- Task to complete: The material below holds a span beginning at the line with "What Apache ECharts" and ending at the line with "const noteText = '集成类厨电：集成灶、嵌入式一体机、水槽式洗碗机、集成式洗碗机';". Quote that span exactly, both ends included, and only that span.

- Records provided:
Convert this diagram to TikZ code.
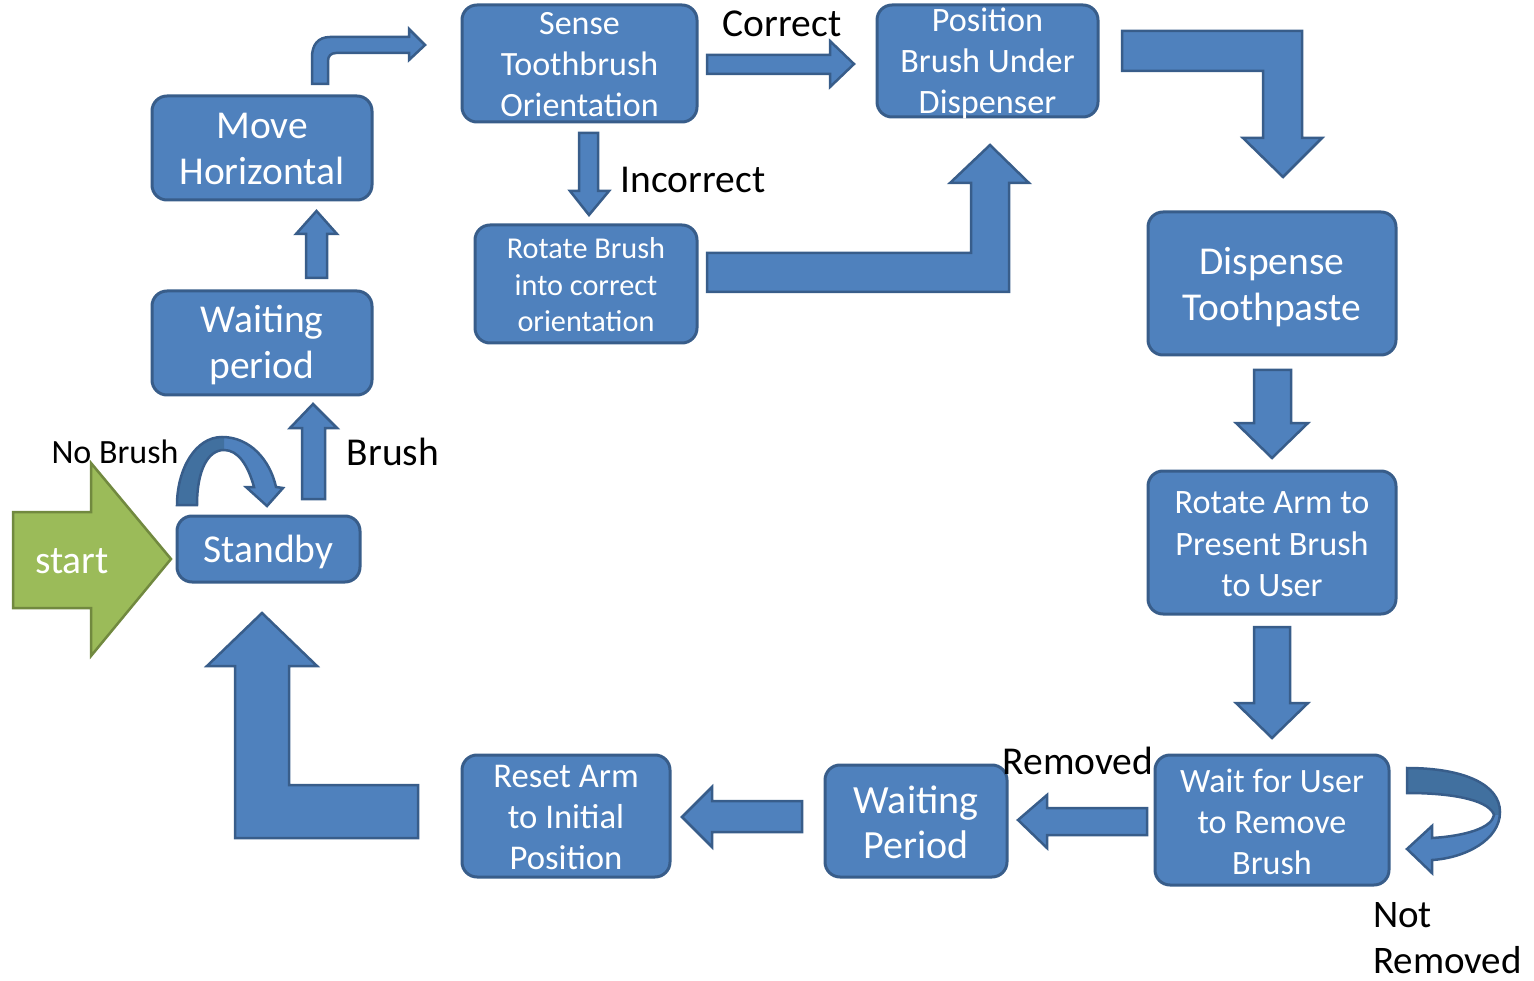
...
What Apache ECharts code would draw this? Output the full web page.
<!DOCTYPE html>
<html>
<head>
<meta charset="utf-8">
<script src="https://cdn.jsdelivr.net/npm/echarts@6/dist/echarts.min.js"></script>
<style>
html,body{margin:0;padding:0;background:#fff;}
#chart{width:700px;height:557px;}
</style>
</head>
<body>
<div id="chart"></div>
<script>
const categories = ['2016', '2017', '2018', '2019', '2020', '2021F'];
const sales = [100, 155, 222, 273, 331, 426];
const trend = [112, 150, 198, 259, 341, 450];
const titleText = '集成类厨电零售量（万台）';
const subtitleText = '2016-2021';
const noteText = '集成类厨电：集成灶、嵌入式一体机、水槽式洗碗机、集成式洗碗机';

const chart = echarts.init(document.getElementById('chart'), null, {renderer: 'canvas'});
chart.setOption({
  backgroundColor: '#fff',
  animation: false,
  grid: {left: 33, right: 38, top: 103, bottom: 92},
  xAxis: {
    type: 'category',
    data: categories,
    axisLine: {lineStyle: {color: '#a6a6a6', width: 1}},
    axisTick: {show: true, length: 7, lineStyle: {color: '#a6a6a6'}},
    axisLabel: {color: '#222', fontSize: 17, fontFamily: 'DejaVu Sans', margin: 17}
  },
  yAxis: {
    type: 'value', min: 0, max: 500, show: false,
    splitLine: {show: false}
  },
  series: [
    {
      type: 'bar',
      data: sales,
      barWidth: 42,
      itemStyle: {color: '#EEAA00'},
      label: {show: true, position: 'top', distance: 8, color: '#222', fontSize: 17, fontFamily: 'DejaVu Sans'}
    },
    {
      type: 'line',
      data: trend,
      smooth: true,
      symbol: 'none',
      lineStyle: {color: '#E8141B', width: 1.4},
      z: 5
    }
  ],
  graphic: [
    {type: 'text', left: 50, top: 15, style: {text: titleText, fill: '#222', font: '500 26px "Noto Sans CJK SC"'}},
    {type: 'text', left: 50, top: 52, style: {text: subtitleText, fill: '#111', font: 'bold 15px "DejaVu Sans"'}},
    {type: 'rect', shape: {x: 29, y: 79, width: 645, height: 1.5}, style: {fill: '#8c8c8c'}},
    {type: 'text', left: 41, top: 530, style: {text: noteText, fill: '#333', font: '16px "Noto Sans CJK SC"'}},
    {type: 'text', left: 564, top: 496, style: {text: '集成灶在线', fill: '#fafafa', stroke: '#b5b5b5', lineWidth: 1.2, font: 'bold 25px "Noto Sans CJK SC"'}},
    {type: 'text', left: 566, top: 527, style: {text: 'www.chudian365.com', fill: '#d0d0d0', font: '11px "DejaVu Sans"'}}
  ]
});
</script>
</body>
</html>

- Answer below:
What Apache ECharts code would draw this? Output the full web page.
<!DOCTYPE html>
<html>
<head>
<meta charset="utf-8">
<script src="https://cdn.jsdelivr.net/npm/echarts@6/dist/echarts.min.js"></script>
<style>
html,body{margin:0;padding:0;background:#fff;}
#chart{width:700px;height:557px;}
</style>
</head>
<body>
<div id="chart"></div>
<script>
const categories = ['2016', '2017', '2018', '2019', '2020', '2021F'];
const sales = [100, 155, 222, 273, 331, 426];
const trend = [112, 150, 198, 259, 341, 450];
const titleText = '集成类厨电零售量（万台）';
const subtitleText = '2016-2021';
const noteText = '集成类厨电：集成灶、嵌入式一体机、水槽式洗碗机、集成式洗碗机';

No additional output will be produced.